The internal police inquiry into why the police left it to the eve of the general election to serve former Alternattiva Demokratika chairman Harry Vassallo with an arrest warrant - which had been issued five months earlier - excludes any politically driven conspiracy.

In exonerating the police of any wrongdoing, the inquiry report, of which The Times has seen a copy, reads more like a Seconds From Disaster Documentary: It gives a blow-by-blow account of how bureaucratic mishaps and plain mismanagement aligned to facilitate something of a calamity.

An angry Dr Vassallo had accused the Nationalist Party of plumbing new depths in its campaign when he was served with the arrest warrant for a tax offence on March 5.

The warrant had been issued in October 2007 but Dr Vassallo was only served with it five months later, just three days before polling and two days before "silence day", during which he would not be able to react or clarify his position.

The fact that a NET News journalist inquired about the warrant hours before the police had served it, further supported the notion that the whole debacle was the result of a planned political conspiracy.

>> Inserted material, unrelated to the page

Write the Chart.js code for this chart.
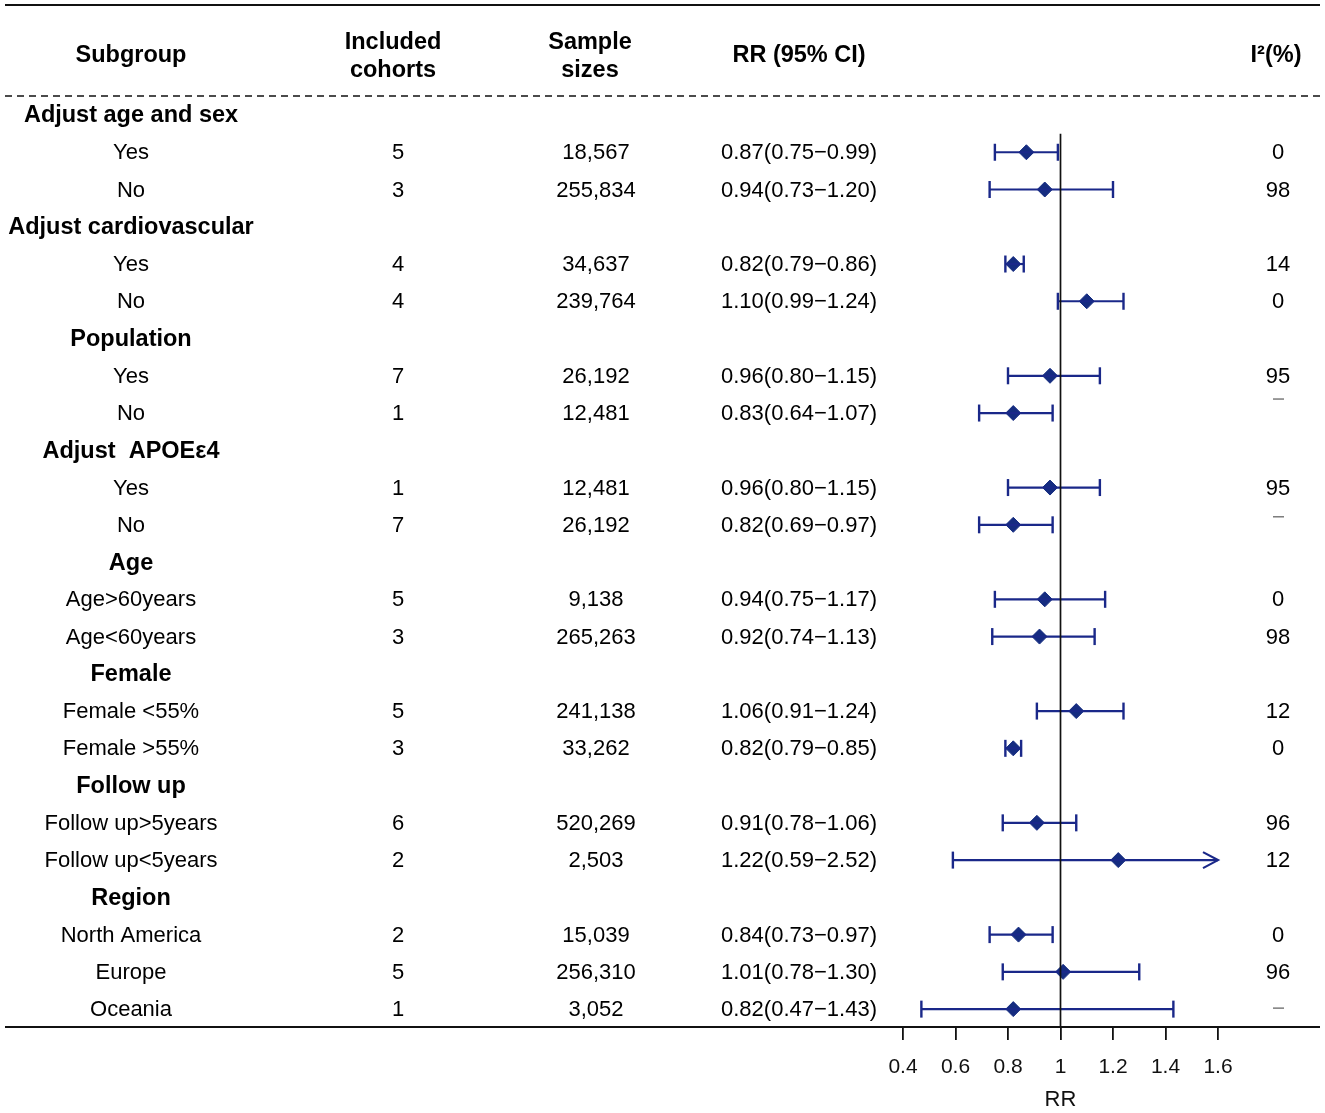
<!DOCTYPE html>
<html>
<head>
<meta charset="utf-8">
<script src="https://cdn.jsdelivr.net/npm/chart.js@4"></script>
<style>
  body { margin: 0; background: #fff; }
  #wrap { width: 1325px; height: 1113px; position: relative; }
</style>
</head>
<body>
<div id="wrap"><canvas id="forest"></canvas></div>
<script>
// rows of the table, top to bottom
const subgroups = ['Adjust age and sex', 'Yes', 'No', 'Adjust cardiovascular', 'Yes', 'No',
  'Population', 'Yes', 'No', 'Adjust  APOE\u03b54', 'Yes', 'No', 'Age', 'Age>60years', 'Age<60years',
  'Female', 'Female <55%', 'Female >55%', 'Follow up', 'Follow up>5years', 'Follow up<5years',
  'Region', 'North America', 'Europe', 'Oceania']
const isGroup = [1,0,0,1,0,0,1,0,0,1,0,0,1,0,0,1,0,0,1,0,0,1,0,0,0]
const cohorts = ['', '5', '3', '', '4', '4', '', '7', '1', '', '1', '7', '', '5', '3', '', '5', '3', '', '6', '2', '', '2', '5', '1']
const samples = ['', '18,567', '255,834', '', '34,637', '239,764', '', '26,192', '12,481', '', '12,481', '26,192',
  '', '9,138', '265,263', '', '241,138', '33,262', '', '520,269', '2,503', '', '15,039', '256,310', '3,052']
const ciText = ['', '0.87(0.75\u22120.99)', '0.94(0.73\u22121.20)', '', '0.82(0.79\u22120.86)', '1.10(0.99\u22121.24)',
  '', '0.96(0.80\u22121.15)', '0.83(0.64\u22121.07)', '', '0.96(0.80\u22121.15)', '0.82(0.69\u22120.97)',
  '', '0.94(0.75\u22121.17)', '0.92(0.74\u22121.13)', '', '1.06(0.91\u22121.24)', '0.82(0.79\u22120.85)',
  '', '0.91(0.78\u22121.06)', '1.22(0.59\u22122.52)', '', '0.84(0.73\u22120.97)', '1.01(0.78\u22121.30)', '0.82(0.47\u22121.43)']
const i2 = ['', '0', '98', '', '14', '0', '', '95', '-', '', '95', '-', '', '0', '98', '', '12', '0',
  '', '96', '12', '', '0', '96', '-']

// plotted estimates as drawn in the figure
const rr = [null, 0.87, 0.94, null, 0.82, 1.10, null, 0.96, 0.82, null, 0.96, 0.82, null, 0.94, 0.92,
  null, 1.06, 0.82, null, 0.91, 1.22, null, 0.84, 1.01, 0.82]
const lo = [null, 0.75, 0.73, null, 0.79, 0.99, null, 0.80, 0.69, null, 0.80, 0.69, null, 0.75, 0.74,
  null, 0.91, 0.79, null, 0.78, 0.59, null, 0.73, 0.78, 0.47]
const hi = [null, 0.99, 1.20, null, 0.86, 1.24, null, 1.15, 0.97, null, 1.15, 0.97, null, 1.17, 1.13,
  null, 1.24, 0.85, null, 1.06, 2.52, null, 0.97, 1.30, 1.43]
const xTicks = [0.4, 0.6, 0.8, 1, 1.2, 1.4, 1.6]

const X_MIN = 0.4, X_MAX = 1.6
const NAVY = '#1a2889'
const FONT = '"Liberation Sans", Arial, Helvetica, sans-serif'

const datasets = []
rr.forEach((v, i) => {
  if (v === null) return
  const clipped = hi[i] > X_MAX
  datasets.push({
    type: 'scatter',
    showLine: true,
    data: [{ x: lo[i], y: i }, { x: Math.min(hi[i], X_MAX), y: i }],
    borderColor: NAVY,
    borderWidth: 2.2,
    pointStyle: 'line',
    rotation: 90,
    pointBorderColor: NAVY,
    pointBorderWidth: 2.4,
    pointRadius: clipped ? [8.5, 0] : 8.5,
    pointHoverRadius: 0,
    clip: false
  })
})
datasets.push({
  type: 'scatter',
  data: rr.map((v, i) => v === null ? null : { x: v, y: i }).filter(p => p),
  pointStyle: 'rectRot',
  pointRadius: 7.5,
  backgroundColor: '#152c80',
  borderColor: '#152c80',
  borderWidth: 1,
  clip: false
})

// table, rules, reference line and the arrow
const tablePlugin = {
  id: 'forestTable',
  afterDatasetsDraw(chart) {
    const ctx = chart.ctx
    const xs = chart.scales.x, ys = chart.scales.y
    ctx.save()

    // reference line at RR = 1
    ctx.strokeStyle = '#111'
    ctx.lineWidth = 1.7
    ctx.beginPath()
    ctx.moveTo(xs.getPixelForValue(1), ys.getPixelForValue(0.5))
    ctx.lineTo(xs.getPixelForValue(1), ys.bottom)
    ctx.stroke()

    // arrow for CI that runs past the axis
    hi.forEach((h, i) => {
      if (h === null || h <= X_MAX) return
      const px = xs.getPixelForValue(X_MAX), py = ys.getPixelForValue(i)
      ctx.strokeStyle = NAVY
      ctx.lineWidth = 2.2
      ctx.beginPath()
      ctx.moveTo(px - 15, py - 8)
      ctx.lineTo(px, py)
      ctx.lineTo(px - 15, py + 8)
      ctx.stroke()
    })

    // horizontal rules
    ctx.strokeStyle = '#111'
    ctx.lineWidth = 2
    ctx.beginPath()
    ctx.moveTo(5, 5); ctx.lineTo(1320, 5)
    ctx.moveTo(5, ys.bottom); ctx.lineTo(1320, ys.bottom)
    ctx.stroke()
    ctx.lineWidth = 1.4
    ctx.setLineDash([7, 5])
    ctx.beginPath()
    ctx.moveTo(5, ys.top); ctx.lineTo(1320, ys.top)
    ctx.stroke()
    ctx.setLineDash([])

    // header
    ctx.fillStyle = '#000'
    ctx.textAlign = 'center'
    ctx.textBaseline = 'middle'
    ctx.font = 'bold 23.5px ' + FONT
    ctx.fillText('Subgroup', 131, 56)
    ctx.fillText('Included', 393, 43)
    ctx.fillText('cohorts', 393, 71)
    ctx.fillText('Sample', 590, 43)
    ctx.fillText('sizes', 590, 71)
    ctx.fillText('RR (95% CI)', 799, 56)
    ctx.fillText('I\u00b2(%)', 1276, 56)

    // body rows
    subgroups.forEach((s, i) => {
      const y = ys.getPixelForValue(i) + 1
      if (isGroup[i]) {
        ctx.font = 'bold 23.5px ' + FONT
        ctx.fillStyle = '#000'
        ctx.fillText(s, 131, y)
        return
      }
      ctx.font = '22px ' + FONT
      ctx.fillStyle = '#000'
      ctx.fillText(s, 131, y)
      ctx.fillText(cohorts[i], 398, y)
      ctx.fillText(samples[i], 596, y)
      ctx.fillText(ciText[i], 799, y)
      if (i2[i] === '-') {
        ctx.strokeStyle = '#666'
        ctx.lineWidth = 1.3
        const dy = i === 8 ? -15 : (i === 11 ? -9 : -2)
        ctx.beginPath()
        ctx.moveTo(1273, y + dy); ctx.lineTo(1284, y + dy)
        ctx.stroke()
      } else {
        ctx.fillText(i2[i], 1278, y)
      }
    })
    ctx.restore()
  }
}

new Chart(document.getElementById('forest'), {
  type: 'scatter',
  data: { datasets },
  options: {
    responsive: true,
    maintainAspectRatio: false,
    animation: false,
    events: [],
    layout: { padding: { left: 903, right: 107, top: 96, bottom: 0 } },
    plugins: { legend: { display: false }, tooltip: { enabled: false } },
    scales: {
      x: {
        type: 'linear',
        min: X_MIN,
        max: X_MAX,
        afterBuildTicks: (axis) => { axis.ticks = xTicks.map(v => ({ value: v })) },
        afterFit: (axis) => { axis.height = 86 },
        border: { display: false },
        grid: { drawOnChartArea: false, drawTicks: true, tickLength: 13, color: '#111', lineWidth: 1.8 },
        ticks: {
          padding: 15,
          color: '#111',
          font: { family: FONT, size: 21 },
          callback: (v) => String(+v.toFixed(1))
        },
        title: {
          display: true,
          text: 'RR',
          color: '#111',
          font: { family: FONT, size: 22 },
          padding: { top: 0, bottom: 0 }
        }
      },
      y: {
        type: 'linear',
        display: false,
        reverse: true,
        min: -0.51,
        max: 24.48
      }
    }
  },
  plugins: [tablePlugin]
})
</script>
</body>
</html>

"The trap had been hidden away for months and the file left in some drawer until it would serve the PN," Dr Vassallo had said about the timing of the whole affair in a press conference called shortly after the police served him the warrant.

The case concerns VAT returns for a company in which Dr Vassallo was a director some 10 years ago. He had been fined €13,974 for not filing the company returns in time.

After he refused to pay the fines, insisting that he was no longer responsible for the company, they were converted into a two-year prison term in October 2007.

Dr Vassallo was unaware of this development until the PN media journalist questioned him about it.

The debacle reached fever pitch by the evening with then Opposition leader Alfred Sant accusing the government of fascist tactics. But even Prime Minister Lawrence Gonzi expressed bafflement and suspicion during the leaders' debate on the eve of the election.

"Some wise guy decided to take something which was decided five months ago and which lay in a drawer for five months and now this wise guy decided to exercise this right or rather obligation against Harry Vassallo..." Dr Gonzi had said after his counterpart raised the issue earlier in the debate. But the report excludes the sort of ulterior motives the leaders of all three parties seem to have implied. Instead, the timing is explained by the Sliema police station's slow bureaucratic machine and a couple of unfortunate circumstances. The file arrived at the station on October 15 with a covering note by the Assistant Police Commissioner to report back action by November 19. By that time, however, the document had simply been bumped from one office to the other, registered and assigned to a police sergeant for perusal.

Yet, even at this stage, there was a snag. "The sergeant in those days was studying for his exam to become an inspector and it seems he was not getting much work done..." the report establishes.

On top of this, the report points out that, because hundreds of such arrest warrants are issued in connection with VAT reporting offences - which are known to carry draconian penalties usually resolved through a Presidential pardon - the warrant was probably not considered to be urgent. Still, senior police administration officers filed at least four notes, demanding that action be taken "ASAP" but they all went ignored. By February, the sergeant originally handling the case got promoted to inspector and his caseload was transferred to a new sergeant... whose wife happened to be pregnant.

The dynamics here changed completely because while the first officer was slow in his work because of the pending exam, the latter was eager to clear his in-tray before his wife gave birth and he went on leave.

A colleague of his, in fact, had warned about the timing on learning that the warrant concerned Dr Vassallo (the warrant referred to an Enrico rather than Harry Vassallo), but the sergeant was probably more eager to strike the warrant off the to-do-list, the report comments.

The board similarly concludes that there was no relation with the fact that the Net News journalist had inquired about the warrant hours before the police served Dr Vassallo with it.

Dr Vassallo himself came to this conclusion after looking into the matter in person after the election. He told the police that he had discovered that the NET News journalist had found out about the October 2007 sentence through the law courts documents. "So, to give my opinion, I no longer believed that there was a conspiracy which involved the police," the report quotes Dr Vassallo saying.

In its conclusion, the report exonerates the police completely of any wrongdoing in connection with the timing of the arrest warrant but calls on the Police Commissioner to take action to ensure that orders from the police's central management are executed "diligently and expeditiously".